When asked how many used-car stores are planned, Dyke said, "One hundred is the tip of the iceberg." Dyke made the comment during the group's third quarter conference call with analysts and journalists today.
"It's time for a new player," he added.
No. 1 by far
CarMax sold 408,080 used vehicles in its fiscal year that ended Feb. 29, 2012, making it far and away No. 1 on the Automotive News list of the top 100 dealership groups in the United States as ranked by used-vehicle sales. Sonic is No. 4, with used-vehicle sales of 105,615 in 2012.
In contrast, CarMax ranks No. 107 on the Automotive News list of the top 125 dealership groups in the United States as ranked by retail new-vehicle unit sales, with sales of 7,679 new units in its fiscal 2012.
Sonic is No. 3 on the new-vehicle sales list, with retail sales of 132,136 in 2012.
Dyke said the standalone used-car outlet concept has been on Sonic's radar as least since 2005. The company began working on it in earnest over the last five years or so, he said.

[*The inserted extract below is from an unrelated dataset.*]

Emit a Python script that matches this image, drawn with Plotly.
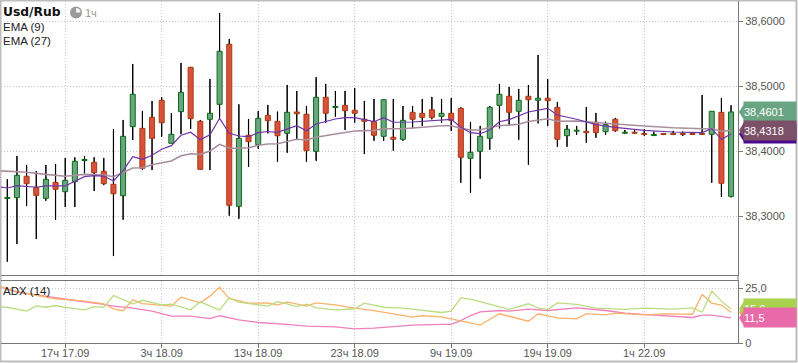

Sonic President Scott Smith said that the company's technological advances will help make a separate used-car operation possible.
For example, he cited the development of a centralized inventory management system. Internal and third-party sales data is analyzed to determine the optimal list price and best store location to sell used-vehicle acquisitions. That, in turn, helps store employees offer the best possible price to customers looking to sell their existing vehicles.
"We've been learning over the last five years to execute this model," Smith told Automotive News following the conference call. "It took us a lot of time to build and develop this technology and processes and to learn from it. If anybody wanted to go copy CarMax today, it would be very, very difficult.
"If anybody wanted to copy what we're rolling out, it would be very, very difficult and take a tremendous amount of time."
Separate managers, brand
The used-vehicle operation will have its own dedicated management team, a separate national brand and a national footprint, Dyke said. It will specialize in vehicles up to 10 years old with an average price range of $14,000 to $18,000.
Dyke would not give details about the used-car stores' size and inventory but said they will not copy the "big box" store concept for which CarMax is noted.
CarMax officials did not immediately return calls requesting comment.